Computational chemists have long complained about the lack of large amounts of good quality, algorithm-friendly data. Only one large data set of reactions, drawn from the US Patent Office (USPTO) database, is openly accessible; users have to pay to access other large data sets, like the Reaxys and SciFinder databases. (SciFinder is produced by CAS, which is a division of the American Chemical Society, C&EN’s publisher.) Journal articles contain a wealth of potentially useful information about the details of reaction methods and outcomes, but these data are not often in formats that computers can readily read. Published procedures may also lack details that would seem obvious to a chemist but not to an algorithm, and scientists rarely report failed reactions, which can help machine-learning models understand what doesn’t work. Connor Coley of the Massachusetts Institute of Technology, another researcher behind the ORD, says chemists today are limited to just a handful of databases to train algorithms.

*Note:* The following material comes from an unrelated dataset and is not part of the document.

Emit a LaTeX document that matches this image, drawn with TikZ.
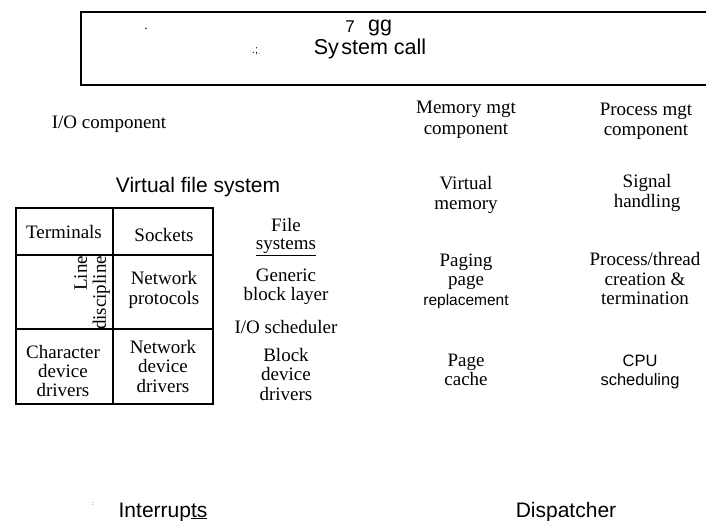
\documentclass[tikz,border=0pt]{standalone}
\usepackage{fontspec}
\setmainfont{Liberation Serif}
\newfontfamily\mysans{Liberation Sans}
\tikzset{
  frame/.style={line width=1.2pt},
  cell/.style={line width=1.1pt},
  lbl/.style={inner sep=0pt, align=center, font=\fontsize{19}{19.5}\selectfont},
  sanslbl/.style={inner sep=0pt, align=center, font=\mysans\fontsize{21}{23}\selectfont},
  smallsans/.style={inner sep=0pt, align=center, font=\mysans\fontsize{16.5}{19.5}\selectfont}
}
\begin{document}
\begin{tikzpicture}[x=1pt,y=-1pt]
\useasboundingbox (0,0) rectangle (706,521);
% top box
\coordinate (tr) at (706,12);
\coordinate (tl) at (81,12);
\coordinate (bl) at (81,85);
\coordinate (br) at (706,85);
\draw[frame] (tr) -- (tl) -- (bl) -- (br);
\node[inner sep=0pt, font=\mysans\fontsize{14}{14}\selectfont] (dot) at (146,29) {$\cdot$};
\node[inner sep=0pt, anchor=base, font=\mysans\fontsize{17}{17}\selectfont] (seven) at (350,33) {7};
\node[inner sep=0pt, anchor=base, font=\mysans\fontsize{21.5}{21.5}\selectfont] (gg) at (380,31.5) {gg};
\node[inner sep=0pt, anchor=base, font=\mysans\fontsize{11}{11}\selectfont] (punct) at (256,54) {.;\raisebox{-1pt}{\scriptsize .}};
\node[inner sep=0pt, anchor=base, font=\mysans\fontsize{21.5}{21.5}\selectfont] (syscall) at (370,55) {Sy\kern2.5pt stem call};
% left column
\node[lbl, anchor=base] (io) at (109,129) {I/O component};
\node[sanslbl, anchor=base] (vfs) at (198,193) {Virtual file system};
% table
\coordinate (a1) at (16,208); \coordinate (a2) at (113,208); \coordinate (a3) at (213,208);
\coordinate (d1) at (16,404); \coordinate (d2) at (113,404); \coordinate (d3) at (213,404);
\coordinate (b1) at (16,255); \coordinate (b3) at (213,255);
\coordinate (c1) at (16,329); \coordinate (c3) at (213,329);
\draw[cell] (a1) rectangle (d3);
\draw[cell] (a2) -- (d2);
\draw[cell] (b1) -- (b3);
\draw[cell] (c1) -- (c3);
\node[lbl, anchor=base] (term) at (64,239) {Terminals};
\node[lbl, anchor=base] (sock) at (164,241) {Sockets};
\node[lbl, rotate=90, align=right, font=\fontsize{19}{19}\selectfont] (line) at (92,293) {Line\\discipline};
\node[lbl] (netp) at (164,290) {Network\\protocols};
\node[lbl, font=\fontsize{19}{19}\selectfont] (chardd) at (63,371) {Character\\device\\drivers};
\node[lbl, font=\fontsize{19}{19.5}\selectfont] (netdd) at (163,366) {Network\\device\\drivers};
% middle column
\node[lbl, font=\fontsize{19}{18}\selectfont] (fs) at (286,237) {File\\\underline{systems}};
\node[lbl] (gbl) at (286,287) {Generic\\block layer};
\node[lbl, anchor=base] (iosch) at (286,333) {I/O scheduler};
\node[lbl] (bdd) at (286,374) {Block\\device\\drivers};
% right columns
\node[lbl, font=\fontsize{19}{21}\selectfont] (mem) at (466,120) {Memory mgt\\component};
\node[lbl, font=\fontsize{19}{20}\selectfont] (proc) at (646,121) {Process mgt\\component};
\node[lbl] (vm) at (466,195) {Virtual\\memory};
\node[lbl] (sig) at (647,193) {Signal\\handling};
\node[lbl] (paging) at (466,281) {Paging\\page\\{\mysans\fontsize{15.5}{19.5}\selectfont replacement}};
\node[lbl] (ptc) at (645,279) {Process/thread\\creation \&\\termination};
\node[lbl] (pc) at (466,370) {Page\\cache};
\node[smallsans] (cpu) at (640,372) {CPU\\scheduling};
% bottom
\node[inner sep=0pt, font=\fontsize{6}{6}\selectfont] (colon) at (93,504) {:};
\node[sanslbl, anchor=base] (intr) at (163,517) {Interrup\underline{ts}};
\node[sanslbl, anchor=base] (disp) at (566,517) {Dispatcher};
\end{tikzpicture}
\end{document}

The ORD standardizes the kind of information scientists should share about a reaction, including reagents, temperature and pressure, types of glassware used, and how to format the data. Researchers can enter data manually or write computer programs to automatically transmit the information from high-throughput experimentation to the ORD. Kearnes and Coley say the latter would help the database capture information about failed reactions. Users can search the database by molecule, substructure, and reaction. The database currently contains nearly 2 million reactions compiled from existing sources like the USPTO database. At press time, about 15,000 reactions in the ORD were new submissions.
The database fills a real need, says Philippe Schwaller of IBM and the Swiss Federal Institute of Technology Lausanne, who has built machine-learning tools for chemistry. But, he says in an email, “the usefulness of the Open Reaction Database will largely depend on its adoption by the community.”
Spencer D. Dreher, another member of the ORD advisory board and a chemist at Merck & Co., agrees. “If we want to build useful models for all the different types of difficult chemistry reactions, we need participation from a large group of chemists in industry and academia to submit data to ORD.” He acknowledges that industry researchers may not always be able to share data, but he says his group has already contributed and will continue to do so. The ORD advisory board also includes researchers from Pfizer and Google.
If the ORD can amass a large amount of useful, machine-readable data, Kearnes thinks computational chemists will not be the only ones using it. A good database and hard problems like predicting chemistry, could also attract computer scientists. “The machine learning community responds well when you take the time to bring them data,” he says.—.